START

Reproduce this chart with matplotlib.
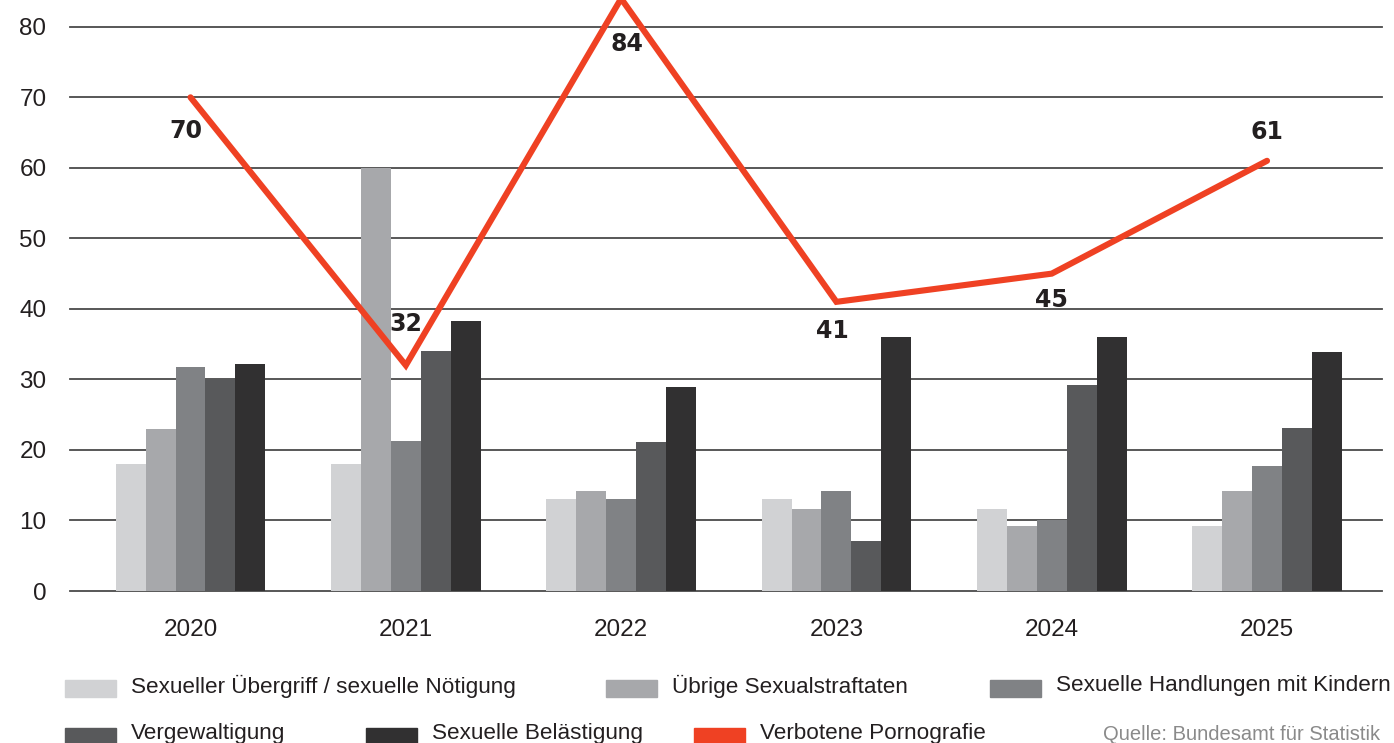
import numpy as np
import matplotlib.pyplot as plt
from matplotlib.patches import Rectangle

years = ['2020', '2021', '2022', '2023', '2024', '2025']
series_names = ['Sexueller Übergriff / sexuelle Nötigung', 'Übrige Sexualstraftaten',
                'Sexuelle Handlungen mit Kindern', 'Vergewaltigung', 'Sexuelle Belästigung']
uebergriff = [18, 18, 13, 13, 11.6, 9.2]
uebrige = [23, 60, 14.2, 11.6, 9.2, 14.2]
kinder = [31.8, 21.3, 13, 14.2, 10.1, 17.7]
vergewaltigung = [30.1, 34, 21.1, 7.1, 29.2, 23.1]
belaestigung = [32.2, 38.3, 28.9, 36, 36, 33.9]
pornografie = [70, 32, 84, 41, 45, 61]
line_name = 'Verbotene Pornografie'

colors = ['#d1d2d4', '#a7a8ab', '#808285', '#58595b', '#313031']
red = '#ef4123'
textc = '#231f20'

plt.rcParams['font.family'] = ['Liberation Sans', 'DejaVu Sans']

W, H = 1394, 743
fig = plt.figure(figsize=(W / 100, H / 100), dpi=100)
ax = fig.add_axes([70 / W, 1 - 591 / H, (1382 - 70) / W, 591 / H])

x = np.arange(len(years))
bw = 0.139
all_series = [uebergriff, uebrige, kinder, vergewaltigung, belaestigung]
for i, vals in enumerate(all_series):
    ax.bar(x + (i - 2) * bw, vals, width=bw, color=colors[i], zorder=2)

ax.plot(x, pornografie, color=red, lw=4.4, solid_capstyle='round',
        solid_joinstyle='miter', zorder=3, clip_on=False)

# label offsets (points): above or below the point
offsets = [(-3, -24), (0, 30), (4, -33), (-3, -21), (0, -19), (0, 21)]
for xi, v, off in zip(x, pornografie, offsets):
    ax.annotate(str(v), (xi, v), xytext=off, textcoords='offset points',
                ha='center', va='center', fontsize=17, fontweight='bold',
                color=textc, family=['DejaVu Sans'], zorder=4,
                annotation_clip=False)

ax.set_xlim(-0.5597, 5.534)
ax.set_ylim(0, 83.8)
ax.set_yticks(range(0, 81, 10))
ax.set_xticks(x)
ax.set_xticklabels(years)
ax.tick_params(axis='both', length=0, labelsize=17.5, colors=textc)
ax.tick_params(axis='x', pad=20)
ax.tick_params(axis='y', pad=17)
for s in ax.spines.values():
    s.set_visible(False)
ax.yaxis.grid(True, color='#4a4a4a', lw=1.3, zorder=1)
ax.set_axisbelow(True)
for gl in ax.get_ygridlines():
    gl.set_clip_on(False)

# legend drawn by hand to match the two-row layout
legend_rows = [
    [(series_names[0], colors[0], 65), (series_names[1], colors[1], 606),
     (series_names[2], colors[2], 990)],
    [(series_names[3], colors[3], 65), (series_names[4], colors[4], 366),
     (line_name, red, 694)],
]
row_y = [688, 736]
for row, yc in zip(legend_rows, row_y):
    for name, col, px in row:
        fig.patches.append(Rectangle((px / W, 1 - (yc + 8.5) / H), 51 / W, 17 / H,
                                     transform=fig.transFigure, color=col))
        fig.text((px + 66) / W, 1 - (yc - 2) / H, name, ha='left', va='center',
                 fontsize=16.2, color=textc)

fig.text(1380 / W, 1 - 735 / H, 'Quelle: Bundesamt für Statistik', ha='right',
         va='center', fontsize=14.5, color='#8a8a8a')

fig.savefig('out.png', dpi=100)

END

§ **Work required**
Are you able to set down all the lines above exactly, without any pictures?

§ **Worked answer**
Reproduce this chart with matplotlib.
import numpy as np
import matplotlib.pyplot as plt
from matplotlib.patches import Rectangle

years = ['2020', '2021', '2022', '2023', '2024', '2025']
series_names = ['Sexueller Übergriff / sexuelle Nötigung', 'Übrige Sexualstraftaten',
                'Sexuelle Handlungen mit Kindern', 'Vergewaltigung', 'Sexuelle Belästigung']
uebergriff = [18, 18, 13, 13, 11.6, 9.2]
uebrige = [23, 60, 14.2, 11.6, 9.2, 14.2]
kinder = [31.8, 21.3, 13, 14.2, 10.1, 17.7]
vergewaltigung = [30.1, 34, 21.1, 7.1, 29.2, 23.1]
belaestigung = [32.2, 38.3, 28.9, 36, 36, 33.9]
pornografie = [70, 32, 84, 41, 45, 61]
line_name = 'Verbotene Pornografie'

colors = ['#d1d2d4', '#a7a8ab', '#808285', '#58595b', '#313031']
red = '#ef4123'
textc = '#231f20'

plt.rcParams['font.family'] = ['Liberation Sans', 'DejaVu Sans']

W, H = 1394, 743
fig = plt.figure(figsize=(W / 100, H / 100), dpi=100)
ax = fig.add_axes([70 / W, 1 - 591 / H, (1382 - 70) / W, 591 / H])

x = np.arange(len(years))
bw = 0.139
all_series = [uebergriff, uebrige, kinder, vergewaltigung, belaestigung]
for i, vals in enumerate(all_series):
    ax.bar(x + (i - 2) * bw, vals, width=bw, color=colors[i], zorder=2)

ax.plot(x, pornografie, color=red, lw=4.4, solid_capstyle='round',
        solid_joinstyle='miter', zorder=3, clip_on=False)

# label offsets (points): above or below the point
offsets = [(-3, -24), (0, 30), (4, -33), (-3, -21), (0, -19), (0, 21)]
for xi, v, off in zip(x, pornografie, offsets):
    ax.annotate(str(v), (xi, v), xytext=off, textcoords='offset points',
                ha='center', va='center', fontsize=17, fontweight='bold',
                color=textc, family=['DejaVu Sans'], zorder=4,
                annotation_clip=False)

ax.set_xlim(-0.5597, 5.534)
ax.set_ylim(0, 83.8)
ax.set_yticks(range(0, 81, 10))
ax.set_xticks(x)
ax.set_xticklabels(years)
ax.tick_params(axis='both', length=0, labelsize=17.5, colors=textc)
ax.tick_params(axis='x', pad=20)
ax.tick_params(axis='y', pad=17)
for s in ax.spines.values():
    s.set_visible(False)
ax.yaxis.grid(True, color='#4a4a4a', lw=1.3, zorder=1)
ax.set_axisbelow(True)
for gl in ax.get_ygridlines():
    gl.set_clip_on(False)

# legend drawn by hand to match the two-row layout
legend_rows = [
    [(series_names[0], colors[0], 65), (series_names[1], colors[1], 606),
     (series_names[2], colors[2], 990)],
    [(series_names[3], colors[3], 65), (series_names[4], colors[4], 366),
     (line_name, red, 694)],
]
row_y = [688, 736]
for row, yc in zip(legend_rows, row_y):
    for name, col, px in row:
        fig.patches.append(Rectangle((px / W, 1 - (yc + 8.5) / H), 51 / W, 17 / H,
                                     transform=fig.transFigure, color=col))
        fig.text((px + 66) / W, 1 - (yc - 2) / H, name, ha='left', va='center',
                 fontsize=16.2, color=textc)

fig.text(1380 / W, 1 - 735 / H, 'Quelle: Bundesamt für Statistik', ha='right',
         va='center', fontsize=14.5, color='#8a8a8a')

fig.savefig('out.png', dpi=100)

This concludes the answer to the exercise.